Committed to Foster the Growth of the Textile Industry

Buyers paying more for quality cotton

Strong buying was witnessed on the cotton market on Monday as spinners preferred to get quality lint and willingly paid premium price for Sindh variety.
This is the second time in the season that prices have crossed above the Rs7,000 mark to reach Rs7,050 per maund. However, activity remained restricted due to short supply of quality lint.
The rupee-dollar parity is going to impact cotton imports which will become costlier in case the rupee value declines against dollar.
This was a cause of concern for the textile industry because a huge quantity of around 3 million bales is expected to be imported.
Meanwhile, the downpour on Monday in Punjab would be beneficial for wheat crop but would be harmful for the cotton where picking has yet to finish. However, reports suggested that most of the crop has been picked.
There is growing concern amongst spinners that late approval for import of cotton from India would not help because by end of this month much of quality cotton would have been lifted by Indian textile industry or exported. The world leading cotton markets gave mixed trend with Indian cotton closing steady but the New York and Chinese cotton markets were under pressure.
The Karachi Cotton Association (KCA) kept its spot rates steady at weekend level.

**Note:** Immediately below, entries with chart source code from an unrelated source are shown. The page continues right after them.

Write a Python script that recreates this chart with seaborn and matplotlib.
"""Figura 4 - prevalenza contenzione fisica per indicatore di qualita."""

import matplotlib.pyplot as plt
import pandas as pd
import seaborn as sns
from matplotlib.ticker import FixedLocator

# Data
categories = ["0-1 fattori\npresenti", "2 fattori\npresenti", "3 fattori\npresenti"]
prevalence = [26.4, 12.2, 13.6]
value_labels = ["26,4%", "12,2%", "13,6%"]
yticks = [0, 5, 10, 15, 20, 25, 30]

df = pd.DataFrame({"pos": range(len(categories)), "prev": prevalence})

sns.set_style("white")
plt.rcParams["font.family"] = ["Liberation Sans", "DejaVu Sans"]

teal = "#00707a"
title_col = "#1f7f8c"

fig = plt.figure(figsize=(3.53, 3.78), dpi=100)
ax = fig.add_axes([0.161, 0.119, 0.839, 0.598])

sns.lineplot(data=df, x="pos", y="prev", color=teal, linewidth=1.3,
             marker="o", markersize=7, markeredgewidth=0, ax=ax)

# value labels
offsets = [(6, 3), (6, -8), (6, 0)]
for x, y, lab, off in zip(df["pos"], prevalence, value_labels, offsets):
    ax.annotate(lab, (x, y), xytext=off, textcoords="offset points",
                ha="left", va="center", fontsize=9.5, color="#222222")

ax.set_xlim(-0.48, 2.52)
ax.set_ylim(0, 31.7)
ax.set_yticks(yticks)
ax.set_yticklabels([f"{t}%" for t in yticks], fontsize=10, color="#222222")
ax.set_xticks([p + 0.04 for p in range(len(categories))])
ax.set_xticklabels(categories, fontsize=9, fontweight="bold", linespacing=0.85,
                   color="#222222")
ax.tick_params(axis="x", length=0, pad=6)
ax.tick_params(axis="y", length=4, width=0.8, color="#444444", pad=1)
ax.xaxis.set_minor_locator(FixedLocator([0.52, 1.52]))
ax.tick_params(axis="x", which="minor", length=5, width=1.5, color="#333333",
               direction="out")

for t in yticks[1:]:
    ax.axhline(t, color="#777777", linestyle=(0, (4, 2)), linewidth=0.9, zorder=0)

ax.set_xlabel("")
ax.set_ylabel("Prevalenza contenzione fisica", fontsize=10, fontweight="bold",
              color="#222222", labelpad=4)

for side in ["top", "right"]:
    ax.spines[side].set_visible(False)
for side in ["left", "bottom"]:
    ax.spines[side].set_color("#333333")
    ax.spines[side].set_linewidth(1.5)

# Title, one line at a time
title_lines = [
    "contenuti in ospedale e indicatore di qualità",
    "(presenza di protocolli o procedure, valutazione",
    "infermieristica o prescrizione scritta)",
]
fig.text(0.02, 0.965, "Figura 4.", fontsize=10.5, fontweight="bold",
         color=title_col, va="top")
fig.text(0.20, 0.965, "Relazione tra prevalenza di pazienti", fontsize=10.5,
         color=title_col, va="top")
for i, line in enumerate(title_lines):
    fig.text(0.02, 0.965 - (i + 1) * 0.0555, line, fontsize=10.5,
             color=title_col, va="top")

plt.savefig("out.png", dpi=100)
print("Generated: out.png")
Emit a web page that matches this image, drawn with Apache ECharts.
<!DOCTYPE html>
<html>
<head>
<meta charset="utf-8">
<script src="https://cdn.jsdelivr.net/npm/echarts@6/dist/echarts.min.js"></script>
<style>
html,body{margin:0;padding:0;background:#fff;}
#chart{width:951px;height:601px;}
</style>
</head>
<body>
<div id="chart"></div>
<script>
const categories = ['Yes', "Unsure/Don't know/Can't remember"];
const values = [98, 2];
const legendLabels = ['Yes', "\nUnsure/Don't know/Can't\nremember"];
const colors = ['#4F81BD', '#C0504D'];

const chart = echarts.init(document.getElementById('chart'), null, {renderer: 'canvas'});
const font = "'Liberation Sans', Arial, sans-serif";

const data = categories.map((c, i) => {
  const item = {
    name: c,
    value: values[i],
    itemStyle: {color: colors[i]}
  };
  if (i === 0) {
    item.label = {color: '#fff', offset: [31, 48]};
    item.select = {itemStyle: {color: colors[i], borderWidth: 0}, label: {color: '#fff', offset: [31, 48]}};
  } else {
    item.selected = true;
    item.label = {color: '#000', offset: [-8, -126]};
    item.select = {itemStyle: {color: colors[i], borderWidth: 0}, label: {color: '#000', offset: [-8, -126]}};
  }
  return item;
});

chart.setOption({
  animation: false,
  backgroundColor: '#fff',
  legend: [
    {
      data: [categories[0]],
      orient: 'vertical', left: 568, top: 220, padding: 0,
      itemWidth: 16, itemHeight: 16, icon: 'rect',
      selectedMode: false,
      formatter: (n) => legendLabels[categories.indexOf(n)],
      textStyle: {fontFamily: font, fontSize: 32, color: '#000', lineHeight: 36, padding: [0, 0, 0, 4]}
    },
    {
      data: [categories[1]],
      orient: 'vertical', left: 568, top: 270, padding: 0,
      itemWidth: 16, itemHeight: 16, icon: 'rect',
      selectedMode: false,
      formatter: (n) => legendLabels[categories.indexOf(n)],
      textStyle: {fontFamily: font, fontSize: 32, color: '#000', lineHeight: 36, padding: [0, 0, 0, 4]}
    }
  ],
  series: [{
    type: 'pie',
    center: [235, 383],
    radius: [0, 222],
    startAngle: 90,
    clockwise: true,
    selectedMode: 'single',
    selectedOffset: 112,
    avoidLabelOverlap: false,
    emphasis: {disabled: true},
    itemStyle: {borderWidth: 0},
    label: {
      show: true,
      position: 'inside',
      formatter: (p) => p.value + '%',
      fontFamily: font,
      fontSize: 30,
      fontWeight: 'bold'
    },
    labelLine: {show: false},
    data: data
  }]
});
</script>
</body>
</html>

The following deals were reported to have changed hands on the ready counter: 800 bales, Ghotki, at Rs7,050; 400 bales, Daharki, at Rs7,050; 400 bales, Mir¬pur Mathelo, at Rs7,050; 2,000 bales, Rohri, at Rs6,500 to Rs6,700; 1,600 bales, Saleh Pat, at Rs6,550 to Rs6,750; 2,200 bales, Haroonabad, at Rs6,450; 2,400 bales, Rahim¬yar Khan, at Rs6,875 to Rs7,000; 600 bales, Khane¬wal, at Rs6,300; 1,200 bales, Mianwali, at Rs6,300; and 1,000 bales, Layyah, at Rs6,300.